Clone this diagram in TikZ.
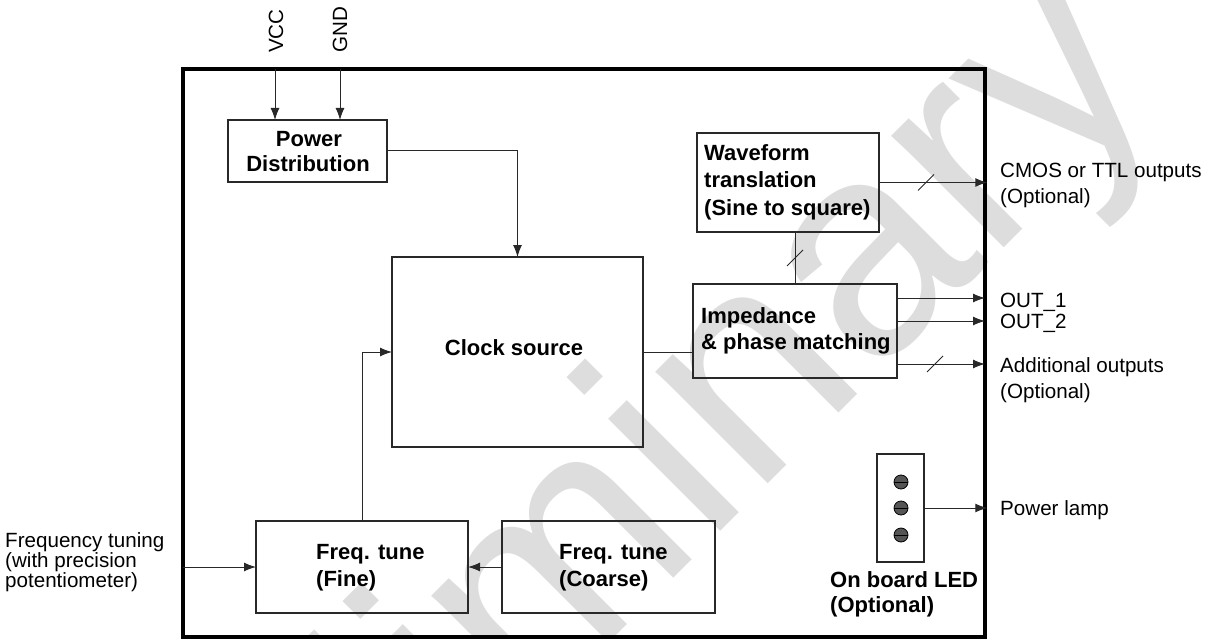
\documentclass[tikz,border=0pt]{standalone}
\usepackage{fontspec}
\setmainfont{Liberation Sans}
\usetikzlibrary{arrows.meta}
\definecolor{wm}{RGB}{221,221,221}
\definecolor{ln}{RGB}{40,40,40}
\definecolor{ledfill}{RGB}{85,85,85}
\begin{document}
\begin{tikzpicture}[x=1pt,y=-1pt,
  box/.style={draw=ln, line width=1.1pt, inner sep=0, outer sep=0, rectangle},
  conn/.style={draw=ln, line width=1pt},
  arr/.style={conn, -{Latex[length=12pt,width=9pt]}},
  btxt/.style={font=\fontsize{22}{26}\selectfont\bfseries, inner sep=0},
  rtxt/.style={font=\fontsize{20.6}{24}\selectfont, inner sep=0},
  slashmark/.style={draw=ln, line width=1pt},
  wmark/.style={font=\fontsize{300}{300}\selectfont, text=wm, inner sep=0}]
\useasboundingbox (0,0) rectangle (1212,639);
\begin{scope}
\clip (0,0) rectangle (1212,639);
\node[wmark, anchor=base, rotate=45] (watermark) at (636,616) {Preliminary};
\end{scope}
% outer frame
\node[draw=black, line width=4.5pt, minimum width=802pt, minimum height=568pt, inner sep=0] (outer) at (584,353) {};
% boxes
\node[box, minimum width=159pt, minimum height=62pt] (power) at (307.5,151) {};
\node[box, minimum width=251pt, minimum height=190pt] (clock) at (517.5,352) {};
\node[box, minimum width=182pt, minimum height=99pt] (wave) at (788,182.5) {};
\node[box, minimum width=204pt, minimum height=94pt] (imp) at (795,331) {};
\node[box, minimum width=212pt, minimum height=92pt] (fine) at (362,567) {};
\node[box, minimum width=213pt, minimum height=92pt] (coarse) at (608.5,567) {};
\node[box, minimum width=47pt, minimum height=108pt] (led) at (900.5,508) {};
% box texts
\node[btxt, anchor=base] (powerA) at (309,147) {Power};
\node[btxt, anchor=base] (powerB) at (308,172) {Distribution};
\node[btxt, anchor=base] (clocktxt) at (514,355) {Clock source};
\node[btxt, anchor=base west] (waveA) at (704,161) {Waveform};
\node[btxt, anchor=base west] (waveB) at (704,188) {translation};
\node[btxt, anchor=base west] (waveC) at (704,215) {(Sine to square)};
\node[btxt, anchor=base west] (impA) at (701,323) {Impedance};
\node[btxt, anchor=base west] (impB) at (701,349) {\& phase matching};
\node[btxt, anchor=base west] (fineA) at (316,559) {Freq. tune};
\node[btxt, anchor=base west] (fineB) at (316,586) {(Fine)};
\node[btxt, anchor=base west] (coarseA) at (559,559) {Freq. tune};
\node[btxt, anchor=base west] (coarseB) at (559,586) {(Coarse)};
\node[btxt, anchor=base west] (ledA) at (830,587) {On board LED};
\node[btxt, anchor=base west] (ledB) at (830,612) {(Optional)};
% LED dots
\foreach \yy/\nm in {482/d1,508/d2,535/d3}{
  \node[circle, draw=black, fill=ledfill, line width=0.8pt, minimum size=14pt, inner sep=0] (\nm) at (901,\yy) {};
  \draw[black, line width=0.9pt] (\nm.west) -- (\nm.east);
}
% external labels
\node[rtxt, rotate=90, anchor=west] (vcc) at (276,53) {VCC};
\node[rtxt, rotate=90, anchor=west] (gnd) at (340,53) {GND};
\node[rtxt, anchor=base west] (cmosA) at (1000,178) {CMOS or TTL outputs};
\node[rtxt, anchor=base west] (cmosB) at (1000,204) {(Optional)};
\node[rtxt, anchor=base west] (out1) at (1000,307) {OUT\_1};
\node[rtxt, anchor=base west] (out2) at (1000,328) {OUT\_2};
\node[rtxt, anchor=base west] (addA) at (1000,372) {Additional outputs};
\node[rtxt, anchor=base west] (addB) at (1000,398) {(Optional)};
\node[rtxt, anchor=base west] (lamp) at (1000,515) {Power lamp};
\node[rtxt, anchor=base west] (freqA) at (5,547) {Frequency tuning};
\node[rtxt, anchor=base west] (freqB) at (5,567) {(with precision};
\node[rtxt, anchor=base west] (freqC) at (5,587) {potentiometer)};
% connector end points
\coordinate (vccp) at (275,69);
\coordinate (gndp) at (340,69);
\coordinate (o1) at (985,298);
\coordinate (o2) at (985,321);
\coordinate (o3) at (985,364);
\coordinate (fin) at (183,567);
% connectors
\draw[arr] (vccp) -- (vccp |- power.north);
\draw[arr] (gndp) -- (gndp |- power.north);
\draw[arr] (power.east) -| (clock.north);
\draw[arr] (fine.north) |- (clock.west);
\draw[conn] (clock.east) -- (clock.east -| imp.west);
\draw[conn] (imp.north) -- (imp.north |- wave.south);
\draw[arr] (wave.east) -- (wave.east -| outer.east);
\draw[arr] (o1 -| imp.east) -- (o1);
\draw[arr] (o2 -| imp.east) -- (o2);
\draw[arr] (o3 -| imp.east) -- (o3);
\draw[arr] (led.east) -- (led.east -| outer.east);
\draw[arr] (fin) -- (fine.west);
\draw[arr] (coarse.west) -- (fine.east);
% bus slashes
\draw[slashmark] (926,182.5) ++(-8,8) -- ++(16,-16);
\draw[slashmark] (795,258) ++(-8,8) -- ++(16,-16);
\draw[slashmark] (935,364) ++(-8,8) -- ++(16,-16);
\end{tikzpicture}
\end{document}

## Exercise prompt
Print the complete listing exactly as it stands, without its pictures.

## The answer
Clone this diagram in TikZ.
\documentclass[tikz,border=0pt]{standalone}
\usepackage{fontspec}
\setmainfont{Liberation Sans}
\usetikzlibrary{arrows.meta}
\definecolor{wm}{RGB}{221,221,221}
\definecolor{ln}{RGB}{40,40,40}
\definecolor{ledfill}{RGB}{85,85,85}
\begin{document}
\begin{tikzpicture}[x=1pt,y=-1pt,
  box/.style={draw=ln, line width=1.1pt, inner sep=0, outer sep=0, rectangle},
  conn/.style={draw=ln, line width=1pt},
  arr/.style={conn, -{Latex[length=12pt,width=9pt]}},
  btxt/.style={font=\fontsize{22}{26}\selectfont\bfseries, inner sep=0},
  rtxt/.style={font=\fontsize{20.6}{24}\selectfont, inner sep=0},
  slashmark/.style={draw=ln, line width=1pt},
  wmark/.style={font=\fontsize{300}{300}\selectfont, text=wm, inner sep=0}]
\useasboundingbox (0,0) rectangle (1212,639);
\begin{scope}
\clip (0,0) rectangle (1212,639);
\node[wmark, anchor=base, rotate=45] (watermark) at (636,616) {Preliminary};
\end{scope}
% outer frame
\node[draw=black, line width=4.5pt, minimum width=802pt, minimum height=568pt, inner sep=0] (outer) at (584,353) {};
% boxes
\node[box, minimum width=159pt, minimum height=62pt] (power) at (307.5,151) {};
\node[box, minimum width=251pt, minimum height=190pt] (clock) at (517.5,352) {};
\node[box, minimum width=182pt, minimum height=99pt] (wave) at (788,182.5) {};
\node[box, minimum width=204pt, minimum height=94pt] (imp) at (795,331) {};
\node[box, minimum width=212pt, minimum height=92pt] (fine) at (362,567) {};
\node[box, minimum width=213pt, minimum height=92pt] (coarse) at (608.5,567) {};
\node[box, minimum width=47pt, minimum height=108pt] (led) at (900.5,508) {};
% box texts
\node[btxt, anchor=base] (powerA) at (309,147) {Power};
\node[btxt, anchor=base] (powerB) at (308,172) {Distribution};
\node[btxt, anchor=base] (clocktxt) at (514,355) {Clock source};
\node[btxt, anchor=base west] (waveA) at (704,161) {Waveform};
\node[btxt, anchor=base west] (waveB) at (704,188) {translation};
\node[btxt, anchor=base west] (waveC) at (704,215) {(Sine to square)};
\node[btxt, anchor=base west] (impA) at (701,323) {Impedance};
\node[btxt, anchor=base west] (impB) at (701,349) {\& phase matching};
\node[btxt, anchor=base west] (fineA) at (316,559) {Freq. tune};
\node[btxt, anchor=base west] (fineB) at (316,586) {(Fine)};
\node[btxt, anchor=base west] (coarseA) at (559,559) {Freq. tune};
\node[btxt, anchor=base west] (coarseB) at (559,586) {(Coarse)};
\node[btxt, anchor=base west] (ledA) at (830,587) {On board LED};
\node[btxt, anchor=base west] (ledB) at (830,612) {(Optional)};
% LED dots
\foreach \yy/\nm in {482/d1,508/d2,535/d3}{
  \node[circle, draw=black, fill=ledfill, line width=0.8pt, minimum size=14pt, inner sep=0] (\nm) at (901,\yy) {};
  \draw[black, line width=0.9pt] (\nm.west) -- (\nm.east);
}
% external labels
\node[rtxt, rotate=90, anchor=west] (vcc) at (276,53) {VCC};
\node[rtxt, rotate=90, anchor=west] (gnd) at (340,53) {GND};
\node[rtxt, anchor=base west] (cmosA) at (1000,178) {CMOS or TTL outputs};
\node[rtxt, anchor=base west] (cmosB) at (1000,204) {(Optional)};
\node[rtxt, anchor=base west] (out1) at (1000,307) {OUT\_1};
\node[rtxt, anchor=base west] (out2) at (1000,328) {OUT\_2};
\node[rtxt, anchor=base west] (addA) at (1000,372) {Additional outputs};
\node[rtxt, anchor=base west] (addB) at (1000,398) {(Optional)};
\node[rtxt, anchor=base west] (lamp) at (1000,515) {Power lamp};
\node[rtxt, anchor=base west] (freqA) at (5,547) {Frequency tuning};
\node[rtxt, anchor=base west] (freqB) at (5,567) {(with precision};
\node[rtxt, anchor=base west] (freqC) at (5,587) {potentiometer)};
% connector end points
\coordinate (vccp) at (275,69);
\coordinate (gndp) at (340,69);
\coordinate (o1) at (985,298);
\coordinate (o2) at (985,321);
\coordinate (o3) at (985,364);
\coordinate (fin) at (183,567);
% connectors
\draw[arr] (vccp) -- (vccp |- power.north);
\draw[arr] (gndp) -- (gndp |- power.north);
\draw[arr] (power.east) -| (clock.north);
\draw[arr] (fine.north) |- (clock.west);
\draw[conn] (clock.east) -- (clock.east -| imp.west);
\draw[conn] (imp.north) -- (imp.north |- wave.south);
\draw[arr] (wave.east) -- (wave.east -| outer.east);
\draw[arr] (o1 -| imp.east) -- (o1);
\draw[arr] (o2 -| imp.east) -- (o2);
\draw[arr] (o3 -| imp.east) -- (o3);
\draw[arr] (led.east) -- (led.east -| outer.east);
\draw[arr] (fin) -- (fine.west);
\draw[arr] (coarse.west) -- (fine.east);
% bus slashes
\draw[slashmark] (926,182.5) ++(-8,8) -- ++(16,-16);
\draw[slashmark] (795,258) ++(-8,8) -- ++(16,-16);
\draw[slashmark] (935,364) ++(-8,8) -- ++(16,-16);
\end{tikzpicture}
\end{document}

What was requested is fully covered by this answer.